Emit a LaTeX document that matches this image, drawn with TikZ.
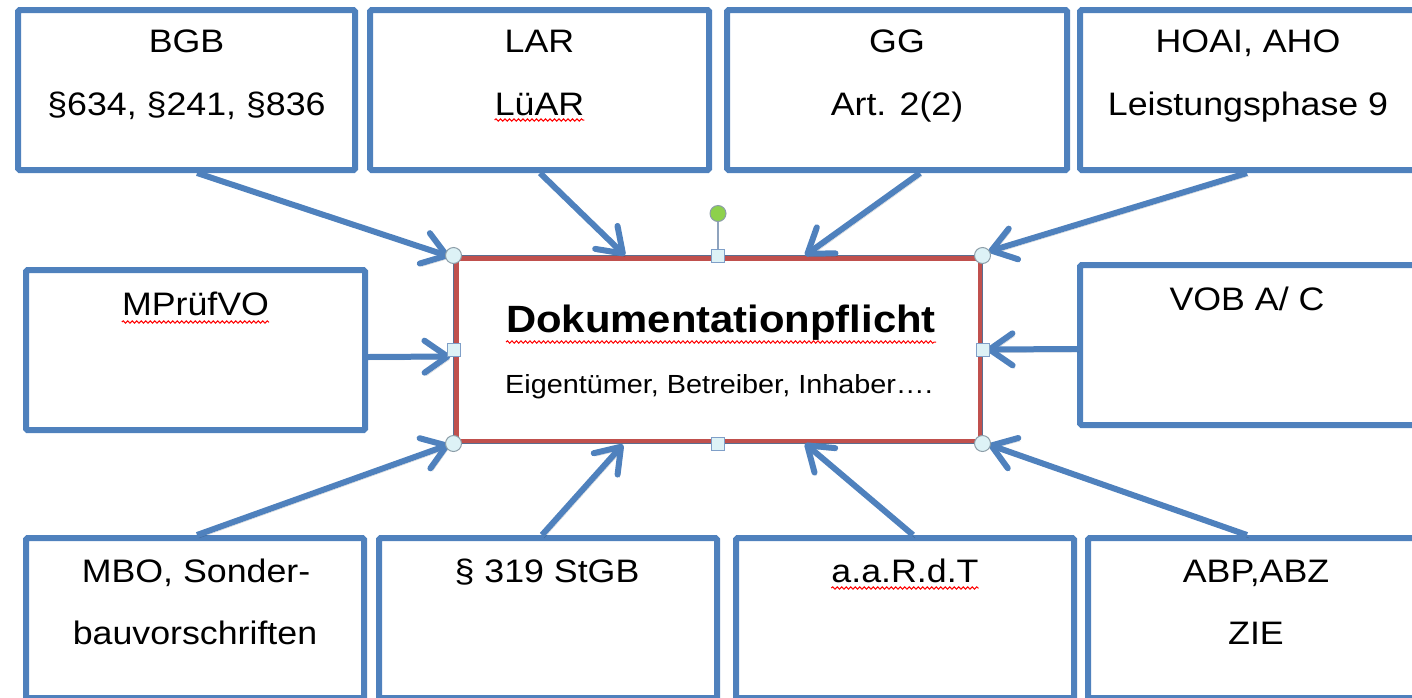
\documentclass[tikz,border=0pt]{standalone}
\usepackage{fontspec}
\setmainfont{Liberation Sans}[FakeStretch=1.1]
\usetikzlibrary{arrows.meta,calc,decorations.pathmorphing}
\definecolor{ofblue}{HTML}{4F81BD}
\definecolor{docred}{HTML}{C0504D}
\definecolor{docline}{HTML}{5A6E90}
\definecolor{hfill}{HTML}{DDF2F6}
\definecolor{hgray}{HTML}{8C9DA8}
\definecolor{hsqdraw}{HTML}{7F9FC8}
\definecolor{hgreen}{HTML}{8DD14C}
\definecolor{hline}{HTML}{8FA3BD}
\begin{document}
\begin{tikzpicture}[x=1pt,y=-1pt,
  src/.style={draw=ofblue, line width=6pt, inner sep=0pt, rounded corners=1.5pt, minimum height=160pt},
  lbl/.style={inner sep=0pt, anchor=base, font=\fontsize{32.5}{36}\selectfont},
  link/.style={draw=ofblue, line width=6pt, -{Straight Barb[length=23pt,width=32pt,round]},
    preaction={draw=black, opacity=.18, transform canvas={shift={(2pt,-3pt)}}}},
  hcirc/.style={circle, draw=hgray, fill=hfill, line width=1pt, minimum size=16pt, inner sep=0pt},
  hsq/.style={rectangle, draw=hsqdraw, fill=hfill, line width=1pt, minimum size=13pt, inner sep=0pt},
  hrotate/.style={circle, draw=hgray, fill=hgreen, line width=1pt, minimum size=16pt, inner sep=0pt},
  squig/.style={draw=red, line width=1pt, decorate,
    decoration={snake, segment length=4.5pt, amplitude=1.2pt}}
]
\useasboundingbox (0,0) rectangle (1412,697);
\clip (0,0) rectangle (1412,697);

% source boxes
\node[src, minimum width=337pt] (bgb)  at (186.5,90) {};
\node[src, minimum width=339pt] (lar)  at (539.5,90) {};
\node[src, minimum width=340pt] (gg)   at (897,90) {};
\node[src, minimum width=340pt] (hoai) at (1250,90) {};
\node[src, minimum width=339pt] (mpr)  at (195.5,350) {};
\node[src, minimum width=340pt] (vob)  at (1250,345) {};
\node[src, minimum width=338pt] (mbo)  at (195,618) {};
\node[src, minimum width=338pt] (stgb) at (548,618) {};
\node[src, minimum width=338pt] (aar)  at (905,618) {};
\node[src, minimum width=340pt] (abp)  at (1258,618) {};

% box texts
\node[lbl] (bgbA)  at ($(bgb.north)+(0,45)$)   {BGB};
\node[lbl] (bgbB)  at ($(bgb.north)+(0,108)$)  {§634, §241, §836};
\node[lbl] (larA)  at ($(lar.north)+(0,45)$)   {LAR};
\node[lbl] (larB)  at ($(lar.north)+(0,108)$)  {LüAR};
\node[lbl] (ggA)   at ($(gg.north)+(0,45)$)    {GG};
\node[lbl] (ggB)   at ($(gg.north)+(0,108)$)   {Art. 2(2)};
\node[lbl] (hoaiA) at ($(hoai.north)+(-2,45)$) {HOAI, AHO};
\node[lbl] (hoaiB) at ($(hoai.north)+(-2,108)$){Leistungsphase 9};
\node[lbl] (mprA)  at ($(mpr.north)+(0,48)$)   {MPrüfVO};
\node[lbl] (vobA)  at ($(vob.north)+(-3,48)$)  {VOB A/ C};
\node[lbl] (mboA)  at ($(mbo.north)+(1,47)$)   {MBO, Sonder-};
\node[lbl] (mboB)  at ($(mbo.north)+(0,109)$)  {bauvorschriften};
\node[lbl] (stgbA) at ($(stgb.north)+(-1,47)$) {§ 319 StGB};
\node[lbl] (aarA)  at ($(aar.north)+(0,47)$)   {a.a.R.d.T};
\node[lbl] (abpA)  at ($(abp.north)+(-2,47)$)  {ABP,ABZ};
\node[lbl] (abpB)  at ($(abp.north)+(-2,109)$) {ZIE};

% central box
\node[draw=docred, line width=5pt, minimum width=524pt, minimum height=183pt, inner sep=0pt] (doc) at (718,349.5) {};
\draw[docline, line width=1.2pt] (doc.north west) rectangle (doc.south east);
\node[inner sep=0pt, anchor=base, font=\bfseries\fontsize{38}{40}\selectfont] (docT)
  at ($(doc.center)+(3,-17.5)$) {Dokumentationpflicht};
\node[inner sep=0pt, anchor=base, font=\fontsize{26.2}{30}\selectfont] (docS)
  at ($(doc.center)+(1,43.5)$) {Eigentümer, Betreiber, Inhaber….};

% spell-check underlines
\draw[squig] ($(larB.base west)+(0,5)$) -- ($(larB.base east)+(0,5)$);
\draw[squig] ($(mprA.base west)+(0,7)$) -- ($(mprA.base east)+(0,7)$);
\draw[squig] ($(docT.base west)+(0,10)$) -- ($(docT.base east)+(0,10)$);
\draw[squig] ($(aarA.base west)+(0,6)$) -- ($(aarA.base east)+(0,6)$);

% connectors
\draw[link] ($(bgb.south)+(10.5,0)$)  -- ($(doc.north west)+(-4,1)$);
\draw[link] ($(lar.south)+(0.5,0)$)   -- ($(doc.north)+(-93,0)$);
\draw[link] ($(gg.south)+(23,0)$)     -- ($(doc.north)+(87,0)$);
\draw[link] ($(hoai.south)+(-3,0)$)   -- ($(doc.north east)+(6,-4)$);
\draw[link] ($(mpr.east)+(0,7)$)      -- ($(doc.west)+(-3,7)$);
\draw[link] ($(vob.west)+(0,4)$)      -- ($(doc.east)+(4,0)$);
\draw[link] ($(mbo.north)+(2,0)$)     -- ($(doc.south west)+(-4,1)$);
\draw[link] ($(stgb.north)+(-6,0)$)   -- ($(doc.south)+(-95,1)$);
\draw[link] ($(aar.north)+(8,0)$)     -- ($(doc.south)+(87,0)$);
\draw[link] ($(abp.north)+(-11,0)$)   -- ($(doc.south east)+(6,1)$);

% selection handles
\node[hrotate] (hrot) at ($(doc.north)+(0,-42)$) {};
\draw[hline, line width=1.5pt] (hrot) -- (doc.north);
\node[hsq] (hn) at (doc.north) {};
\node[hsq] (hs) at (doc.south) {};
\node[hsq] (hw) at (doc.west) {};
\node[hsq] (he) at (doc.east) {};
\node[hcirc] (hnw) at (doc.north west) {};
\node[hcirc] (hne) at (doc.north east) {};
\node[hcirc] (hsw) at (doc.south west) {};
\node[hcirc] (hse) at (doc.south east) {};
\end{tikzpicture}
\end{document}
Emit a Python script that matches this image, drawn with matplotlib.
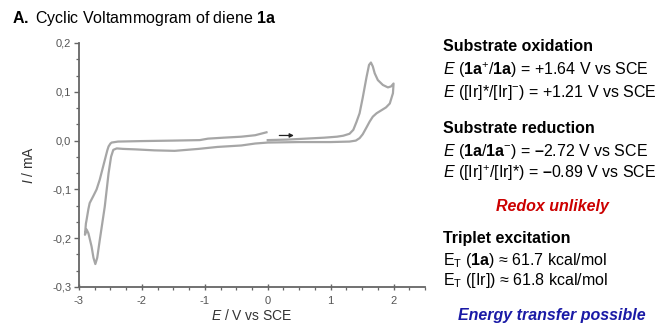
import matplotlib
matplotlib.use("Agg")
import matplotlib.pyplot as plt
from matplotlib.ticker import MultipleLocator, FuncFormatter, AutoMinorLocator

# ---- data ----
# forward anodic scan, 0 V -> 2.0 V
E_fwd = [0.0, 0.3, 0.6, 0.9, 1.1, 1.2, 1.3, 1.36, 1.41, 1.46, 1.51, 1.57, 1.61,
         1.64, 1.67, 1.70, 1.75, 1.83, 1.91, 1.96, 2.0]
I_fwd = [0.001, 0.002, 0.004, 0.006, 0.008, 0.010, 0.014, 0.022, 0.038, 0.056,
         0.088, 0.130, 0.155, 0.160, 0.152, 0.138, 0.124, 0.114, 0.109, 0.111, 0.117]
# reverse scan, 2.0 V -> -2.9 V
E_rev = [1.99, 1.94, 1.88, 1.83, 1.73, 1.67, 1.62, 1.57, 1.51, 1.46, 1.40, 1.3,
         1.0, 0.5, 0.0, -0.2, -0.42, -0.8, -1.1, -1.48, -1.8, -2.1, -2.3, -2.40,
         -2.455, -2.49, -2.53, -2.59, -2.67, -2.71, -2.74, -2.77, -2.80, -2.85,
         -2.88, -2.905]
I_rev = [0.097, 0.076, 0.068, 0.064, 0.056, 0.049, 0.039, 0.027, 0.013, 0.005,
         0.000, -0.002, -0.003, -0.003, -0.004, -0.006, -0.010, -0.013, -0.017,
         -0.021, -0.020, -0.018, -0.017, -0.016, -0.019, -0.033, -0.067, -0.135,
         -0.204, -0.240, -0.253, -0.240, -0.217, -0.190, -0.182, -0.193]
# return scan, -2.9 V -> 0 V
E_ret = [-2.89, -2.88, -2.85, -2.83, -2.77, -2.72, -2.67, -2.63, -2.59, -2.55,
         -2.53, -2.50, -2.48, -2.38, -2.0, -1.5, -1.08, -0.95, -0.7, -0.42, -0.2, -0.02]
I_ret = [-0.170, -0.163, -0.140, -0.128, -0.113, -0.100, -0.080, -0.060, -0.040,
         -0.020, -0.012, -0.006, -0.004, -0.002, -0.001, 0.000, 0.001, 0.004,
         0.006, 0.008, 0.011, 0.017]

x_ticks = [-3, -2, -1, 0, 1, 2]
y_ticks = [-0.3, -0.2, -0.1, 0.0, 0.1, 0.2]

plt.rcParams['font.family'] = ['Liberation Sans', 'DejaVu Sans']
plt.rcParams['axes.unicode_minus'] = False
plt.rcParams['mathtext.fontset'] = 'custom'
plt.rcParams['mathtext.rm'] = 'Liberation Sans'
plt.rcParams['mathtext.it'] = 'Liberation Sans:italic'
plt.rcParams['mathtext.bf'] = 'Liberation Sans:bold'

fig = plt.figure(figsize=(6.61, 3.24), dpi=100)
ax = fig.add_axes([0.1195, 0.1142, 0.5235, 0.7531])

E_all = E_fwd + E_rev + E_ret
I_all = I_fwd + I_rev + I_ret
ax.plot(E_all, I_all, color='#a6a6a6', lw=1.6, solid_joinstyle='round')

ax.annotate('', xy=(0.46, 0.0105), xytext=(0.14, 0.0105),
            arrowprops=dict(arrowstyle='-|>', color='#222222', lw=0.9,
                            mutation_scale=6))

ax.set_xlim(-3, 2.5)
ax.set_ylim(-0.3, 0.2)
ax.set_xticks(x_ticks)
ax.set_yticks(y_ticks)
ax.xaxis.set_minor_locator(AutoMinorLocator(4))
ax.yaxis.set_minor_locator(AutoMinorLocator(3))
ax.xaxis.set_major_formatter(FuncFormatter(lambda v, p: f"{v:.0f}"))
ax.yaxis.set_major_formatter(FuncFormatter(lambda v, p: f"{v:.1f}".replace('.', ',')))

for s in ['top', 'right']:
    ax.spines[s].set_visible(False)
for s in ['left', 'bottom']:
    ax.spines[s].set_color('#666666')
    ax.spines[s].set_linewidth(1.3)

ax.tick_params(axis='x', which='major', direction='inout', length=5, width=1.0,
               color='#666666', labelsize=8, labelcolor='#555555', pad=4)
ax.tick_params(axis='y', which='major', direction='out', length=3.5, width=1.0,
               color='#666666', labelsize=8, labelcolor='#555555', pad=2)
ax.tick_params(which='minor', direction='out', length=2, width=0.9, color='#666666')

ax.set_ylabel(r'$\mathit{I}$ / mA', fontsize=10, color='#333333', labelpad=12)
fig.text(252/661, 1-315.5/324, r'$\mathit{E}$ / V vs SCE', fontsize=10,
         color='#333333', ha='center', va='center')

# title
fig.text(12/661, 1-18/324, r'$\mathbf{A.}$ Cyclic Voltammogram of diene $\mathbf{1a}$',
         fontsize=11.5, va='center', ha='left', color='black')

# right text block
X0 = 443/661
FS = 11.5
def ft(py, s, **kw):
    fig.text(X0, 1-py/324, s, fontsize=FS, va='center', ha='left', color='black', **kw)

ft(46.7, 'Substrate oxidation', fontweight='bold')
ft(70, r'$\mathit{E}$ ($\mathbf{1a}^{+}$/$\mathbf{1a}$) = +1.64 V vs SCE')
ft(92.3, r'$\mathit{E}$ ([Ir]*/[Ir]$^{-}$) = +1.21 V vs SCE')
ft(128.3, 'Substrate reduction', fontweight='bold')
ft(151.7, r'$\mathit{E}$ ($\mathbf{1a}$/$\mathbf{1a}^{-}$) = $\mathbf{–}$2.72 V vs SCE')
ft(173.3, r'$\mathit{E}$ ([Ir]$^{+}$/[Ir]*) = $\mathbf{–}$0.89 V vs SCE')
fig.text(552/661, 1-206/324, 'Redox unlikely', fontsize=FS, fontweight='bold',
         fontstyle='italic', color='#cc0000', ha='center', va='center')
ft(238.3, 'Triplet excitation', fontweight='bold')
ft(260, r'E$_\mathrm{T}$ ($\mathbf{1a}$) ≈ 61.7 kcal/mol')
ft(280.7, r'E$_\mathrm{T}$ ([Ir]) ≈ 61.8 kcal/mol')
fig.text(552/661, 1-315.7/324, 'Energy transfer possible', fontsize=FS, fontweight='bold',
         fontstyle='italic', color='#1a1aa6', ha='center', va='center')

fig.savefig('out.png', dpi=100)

^^^^

Given exercise: Exactly restate the lines from the beginning of the data through the line with "minimum width=340pt] (abp)", and no others, keeping pictures out.

Solved problem:
Emit a LaTeX document that matches this image, drawn with TikZ.
\documentclass[tikz,border=0pt]{standalone}
\usepackage{fontspec}
\setmainfont{Liberation Sans}[FakeStretch=1.1]
\usetikzlibrary{arrows.meta,calc,decorations.pathmorphing}
\definecolor{ofblue}{HTML}{4F81BD}
\definecolor{docred}{HTML}{C0504D}
\definecolor{docline}{HTML}{5A6E90}
\definecolor{hfill}{HTML}{DDF2F6}
\definecolor{hgray}{HTML}{8C9DA8}
\definecolor{hsqdraw}{HTML}{7F9FC8}
\definecolor{hgreen}{HTML}{8DD14C}
\definecolor{hline}{HTML}{8FA3BD}
\begin{document}
\begin{tikzpicture}[x=1pt,y=-1pt,
  src/.style={draw=ofblue, line width=6pt, inner sep=0pt, rounded corners=1.5pt, minimum height=160pt},
  lbl/.style={inner sep=0pt, anchor=base, font=\fontsize{32.5}{36}\selectfont},
  link/.style={draw=ofblue, line width=6pt, -{Straight Barb[length=23pt,width=32pt,round]},
    preaction={draw=black, opacity=.18, transform canvas={shift={(2pt,-3pt)}}}},
  hcirc/.style={circle, draw=hgray, fill=hfill, line width=1pt, minimum size=16pt, inner sep=0pt},
  hsq/.style={rectangle, draw=hsqdraw, fill=hfill, line width=1pt, minimum size=13pt, inner sep=0pt},
  hrotate/.style={circle, draw=hgray, fill=hgreen, line width=1pt, minimum size=16pt, inner sep=0pt},
  squig/.style={draw=red, line width=1pt, decorate,
    decoration={snake, segment length=4.5pt, amplitude=1.2pt}}
]
\useasboundingbox (0,0) rectangle (1412,697);
\clip (0,0) rectangle (1412,697);

% source boxes
\node[src, minimum width=337pt] (bgb)  at (186.5,90) {};
\node[src, minimum width=339pt] (lar)  at (539.5,90) {};
\node[src, minimum width=340pt] (gg)   at (897,90) {};
\node[src, minimum width=340pt] (hoai) at (1250,90) {};
\node[src, minimum width=339pt] (mpr)  at (195.5,350) {};
\node[src, minimum width=340pt] (vob)  at (1250,345) {};
\node[src, minimum width=338pt] (mbo)  at (195,618) {};
\node[src, minimum width=338pt] (stgb) at (548,618) {};
\node[src, minimum width=338pt] (aar)  at (905,618) {};
\node[src, minimum width=340pt] (abp)  at (1258,618) {};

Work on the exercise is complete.